REQUIREMENTS:
Exactly reproduce the lines of the listing below from the one containing "Reproduce this chart with matplotlib." through the one containing "from matplotlib.transforms import". Skip the images.

DATA ROWS:
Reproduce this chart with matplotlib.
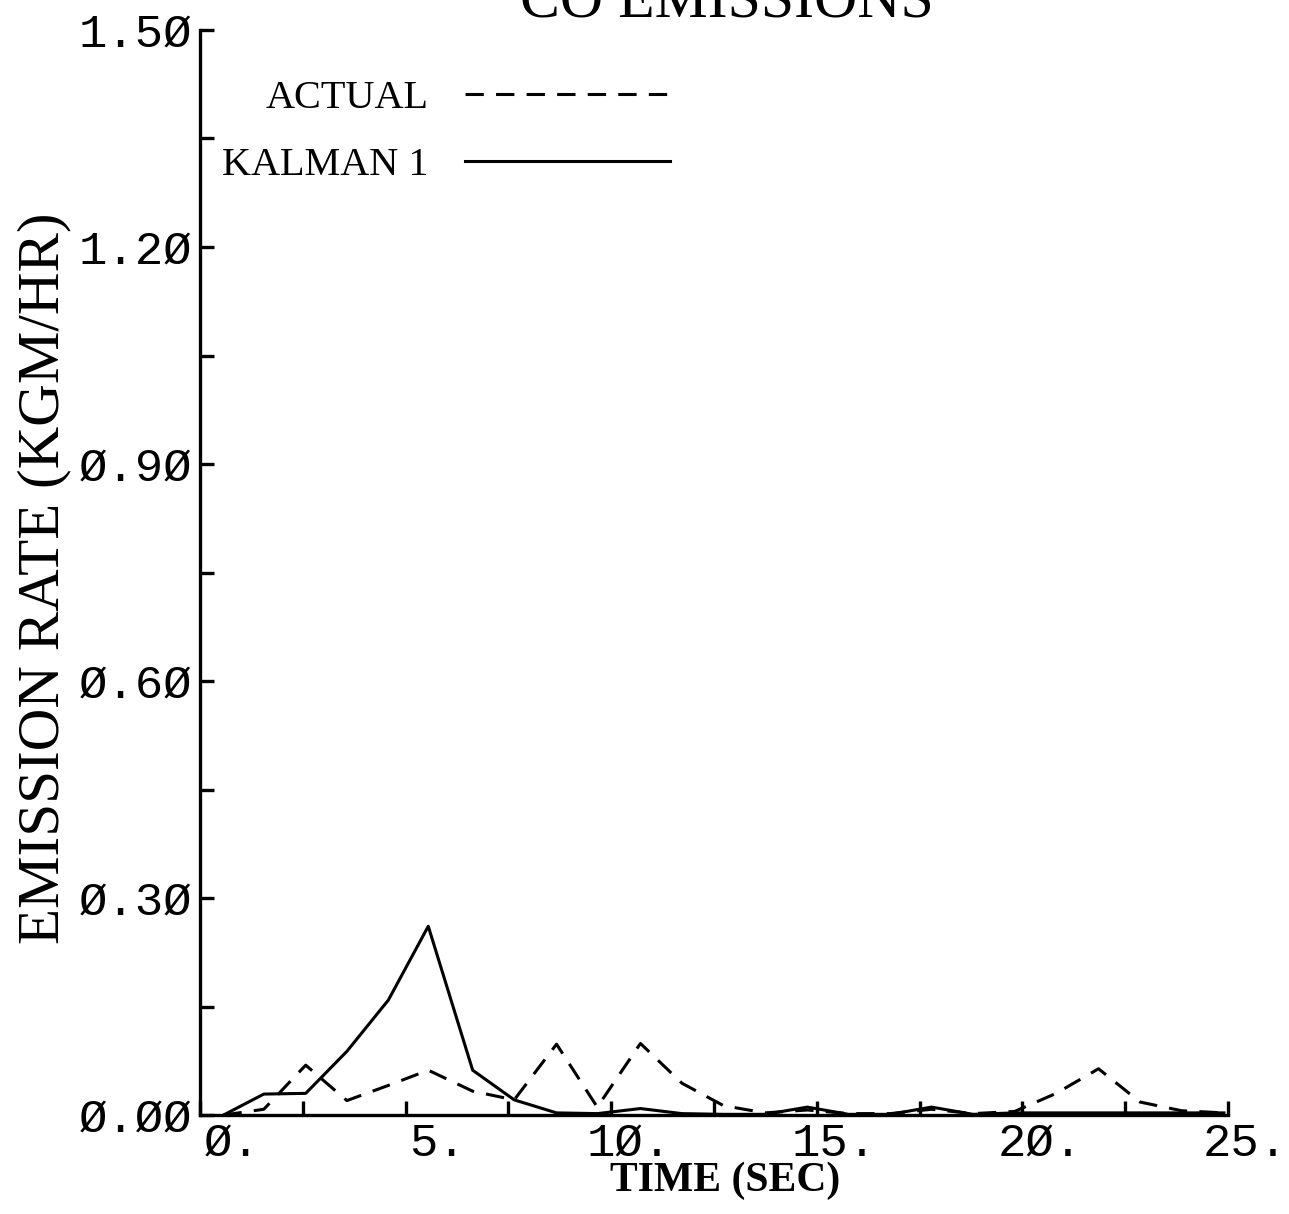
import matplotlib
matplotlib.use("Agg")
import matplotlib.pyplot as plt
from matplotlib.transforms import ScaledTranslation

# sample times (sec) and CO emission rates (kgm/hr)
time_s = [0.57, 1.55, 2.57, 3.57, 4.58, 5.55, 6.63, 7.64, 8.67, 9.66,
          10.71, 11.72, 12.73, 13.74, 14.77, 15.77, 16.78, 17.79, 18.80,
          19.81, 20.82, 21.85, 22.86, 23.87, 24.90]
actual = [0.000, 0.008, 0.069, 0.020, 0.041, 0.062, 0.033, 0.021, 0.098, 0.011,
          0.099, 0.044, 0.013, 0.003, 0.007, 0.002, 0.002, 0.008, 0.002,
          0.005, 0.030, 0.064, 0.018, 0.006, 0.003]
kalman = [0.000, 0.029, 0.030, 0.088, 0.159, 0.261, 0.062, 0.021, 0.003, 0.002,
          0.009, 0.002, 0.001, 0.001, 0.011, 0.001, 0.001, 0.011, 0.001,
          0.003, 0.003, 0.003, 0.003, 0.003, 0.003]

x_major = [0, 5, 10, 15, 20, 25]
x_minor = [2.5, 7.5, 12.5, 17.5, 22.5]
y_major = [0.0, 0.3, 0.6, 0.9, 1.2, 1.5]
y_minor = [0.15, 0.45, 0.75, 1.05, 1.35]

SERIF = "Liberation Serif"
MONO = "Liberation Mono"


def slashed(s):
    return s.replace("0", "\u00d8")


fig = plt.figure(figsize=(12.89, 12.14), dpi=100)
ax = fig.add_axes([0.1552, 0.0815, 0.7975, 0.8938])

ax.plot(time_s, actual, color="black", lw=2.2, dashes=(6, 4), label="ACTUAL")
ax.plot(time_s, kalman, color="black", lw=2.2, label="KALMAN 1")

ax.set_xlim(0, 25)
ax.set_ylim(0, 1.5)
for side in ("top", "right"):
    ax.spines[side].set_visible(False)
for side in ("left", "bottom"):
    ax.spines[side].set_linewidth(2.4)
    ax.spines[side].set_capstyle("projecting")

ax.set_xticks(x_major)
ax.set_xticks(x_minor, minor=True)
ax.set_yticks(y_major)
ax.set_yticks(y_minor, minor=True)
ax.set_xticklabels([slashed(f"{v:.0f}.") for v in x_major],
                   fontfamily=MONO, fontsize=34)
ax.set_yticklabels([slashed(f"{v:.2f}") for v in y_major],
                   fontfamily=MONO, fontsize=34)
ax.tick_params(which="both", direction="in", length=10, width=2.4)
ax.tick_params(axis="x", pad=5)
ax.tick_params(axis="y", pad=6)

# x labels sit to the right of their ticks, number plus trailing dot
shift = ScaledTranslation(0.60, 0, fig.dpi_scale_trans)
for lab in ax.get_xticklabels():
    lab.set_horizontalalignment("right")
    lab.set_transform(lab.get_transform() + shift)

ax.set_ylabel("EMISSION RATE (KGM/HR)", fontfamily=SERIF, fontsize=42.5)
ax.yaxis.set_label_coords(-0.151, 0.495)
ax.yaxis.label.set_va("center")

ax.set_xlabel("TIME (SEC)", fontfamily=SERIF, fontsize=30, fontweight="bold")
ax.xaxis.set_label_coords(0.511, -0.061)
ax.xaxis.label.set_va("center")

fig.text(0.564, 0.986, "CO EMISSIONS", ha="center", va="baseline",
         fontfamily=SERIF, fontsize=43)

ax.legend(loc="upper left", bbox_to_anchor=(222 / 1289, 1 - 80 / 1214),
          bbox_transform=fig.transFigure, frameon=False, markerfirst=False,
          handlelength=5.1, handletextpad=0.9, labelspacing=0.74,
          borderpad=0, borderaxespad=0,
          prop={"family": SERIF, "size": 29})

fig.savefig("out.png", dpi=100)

* * *

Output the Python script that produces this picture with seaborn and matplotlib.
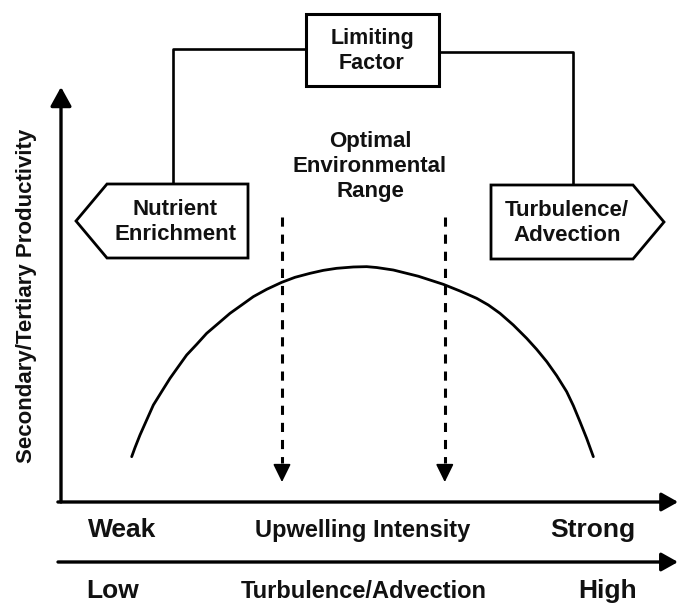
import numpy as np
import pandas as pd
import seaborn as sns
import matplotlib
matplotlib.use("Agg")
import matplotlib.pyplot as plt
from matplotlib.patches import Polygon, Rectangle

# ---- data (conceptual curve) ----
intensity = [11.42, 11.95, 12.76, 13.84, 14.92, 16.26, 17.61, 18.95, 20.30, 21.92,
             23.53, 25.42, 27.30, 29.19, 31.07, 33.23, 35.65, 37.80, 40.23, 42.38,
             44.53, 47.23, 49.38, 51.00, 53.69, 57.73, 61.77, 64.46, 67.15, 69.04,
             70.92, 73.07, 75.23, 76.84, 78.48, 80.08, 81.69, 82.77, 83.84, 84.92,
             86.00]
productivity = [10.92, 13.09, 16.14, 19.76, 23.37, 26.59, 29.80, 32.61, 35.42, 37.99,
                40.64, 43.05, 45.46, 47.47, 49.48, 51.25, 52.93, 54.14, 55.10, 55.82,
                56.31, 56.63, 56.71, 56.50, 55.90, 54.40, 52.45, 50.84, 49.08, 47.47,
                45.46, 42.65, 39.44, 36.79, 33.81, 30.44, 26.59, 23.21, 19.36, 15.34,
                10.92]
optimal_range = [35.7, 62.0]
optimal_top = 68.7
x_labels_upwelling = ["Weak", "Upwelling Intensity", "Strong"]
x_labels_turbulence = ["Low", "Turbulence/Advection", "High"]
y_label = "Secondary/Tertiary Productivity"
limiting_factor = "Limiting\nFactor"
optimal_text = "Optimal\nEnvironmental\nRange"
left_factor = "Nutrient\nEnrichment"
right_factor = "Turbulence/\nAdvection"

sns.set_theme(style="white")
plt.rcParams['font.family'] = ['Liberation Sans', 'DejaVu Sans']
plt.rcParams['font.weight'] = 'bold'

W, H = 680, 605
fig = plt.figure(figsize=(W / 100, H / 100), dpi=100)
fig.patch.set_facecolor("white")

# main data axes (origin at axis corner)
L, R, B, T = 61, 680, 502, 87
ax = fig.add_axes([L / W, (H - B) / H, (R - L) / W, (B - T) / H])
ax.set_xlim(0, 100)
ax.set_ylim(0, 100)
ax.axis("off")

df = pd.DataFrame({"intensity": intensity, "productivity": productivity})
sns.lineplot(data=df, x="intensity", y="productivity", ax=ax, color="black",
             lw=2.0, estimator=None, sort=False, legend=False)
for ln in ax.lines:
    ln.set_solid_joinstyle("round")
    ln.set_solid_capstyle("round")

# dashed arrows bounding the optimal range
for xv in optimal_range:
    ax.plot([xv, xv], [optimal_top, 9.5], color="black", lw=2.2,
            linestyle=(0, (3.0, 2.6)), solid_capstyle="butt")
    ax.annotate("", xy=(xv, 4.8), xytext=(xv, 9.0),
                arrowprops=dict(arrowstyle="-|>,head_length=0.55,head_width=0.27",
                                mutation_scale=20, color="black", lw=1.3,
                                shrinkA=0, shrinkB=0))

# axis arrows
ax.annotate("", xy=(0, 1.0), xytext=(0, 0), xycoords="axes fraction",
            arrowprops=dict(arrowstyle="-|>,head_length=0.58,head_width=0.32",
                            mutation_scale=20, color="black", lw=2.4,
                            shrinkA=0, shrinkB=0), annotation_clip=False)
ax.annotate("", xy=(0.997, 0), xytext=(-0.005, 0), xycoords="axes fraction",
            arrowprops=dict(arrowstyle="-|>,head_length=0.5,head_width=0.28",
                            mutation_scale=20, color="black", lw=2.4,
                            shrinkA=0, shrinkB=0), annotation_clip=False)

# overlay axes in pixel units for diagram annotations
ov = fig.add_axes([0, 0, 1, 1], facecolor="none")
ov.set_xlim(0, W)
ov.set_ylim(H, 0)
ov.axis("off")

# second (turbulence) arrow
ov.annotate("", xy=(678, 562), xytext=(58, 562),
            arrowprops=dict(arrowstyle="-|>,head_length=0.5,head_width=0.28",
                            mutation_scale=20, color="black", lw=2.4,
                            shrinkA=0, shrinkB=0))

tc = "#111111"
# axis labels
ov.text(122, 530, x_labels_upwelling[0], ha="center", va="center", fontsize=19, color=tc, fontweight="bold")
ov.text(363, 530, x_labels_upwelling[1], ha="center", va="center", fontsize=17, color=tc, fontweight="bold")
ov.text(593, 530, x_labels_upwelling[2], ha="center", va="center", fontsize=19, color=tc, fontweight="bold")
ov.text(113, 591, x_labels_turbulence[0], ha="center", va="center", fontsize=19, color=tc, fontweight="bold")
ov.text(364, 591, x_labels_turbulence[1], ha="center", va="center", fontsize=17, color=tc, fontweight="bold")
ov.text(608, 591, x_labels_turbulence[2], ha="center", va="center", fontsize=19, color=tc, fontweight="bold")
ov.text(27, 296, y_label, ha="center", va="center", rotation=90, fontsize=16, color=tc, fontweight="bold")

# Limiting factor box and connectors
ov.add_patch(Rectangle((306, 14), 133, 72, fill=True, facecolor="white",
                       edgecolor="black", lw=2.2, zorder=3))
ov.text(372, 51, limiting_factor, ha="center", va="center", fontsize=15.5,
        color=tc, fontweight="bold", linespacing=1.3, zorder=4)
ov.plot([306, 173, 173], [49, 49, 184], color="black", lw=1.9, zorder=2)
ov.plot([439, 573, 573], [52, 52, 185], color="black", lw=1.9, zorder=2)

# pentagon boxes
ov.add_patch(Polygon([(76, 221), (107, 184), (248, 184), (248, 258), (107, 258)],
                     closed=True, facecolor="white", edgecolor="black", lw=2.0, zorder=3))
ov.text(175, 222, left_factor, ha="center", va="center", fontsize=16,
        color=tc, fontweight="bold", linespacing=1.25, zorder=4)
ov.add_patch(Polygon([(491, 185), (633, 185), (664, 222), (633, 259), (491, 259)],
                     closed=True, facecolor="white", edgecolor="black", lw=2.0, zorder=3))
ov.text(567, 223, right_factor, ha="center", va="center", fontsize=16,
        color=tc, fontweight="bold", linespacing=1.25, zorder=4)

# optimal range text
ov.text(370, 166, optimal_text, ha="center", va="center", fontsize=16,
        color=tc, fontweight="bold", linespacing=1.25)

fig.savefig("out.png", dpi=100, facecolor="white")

TASK SOLUTION:
Reproduce this chart with matplotlib.
import matplotlib
matplotlib.use("Agg")
import matplotlib.pyplot as plt
from matplotlib.transforms import ScaledTranslation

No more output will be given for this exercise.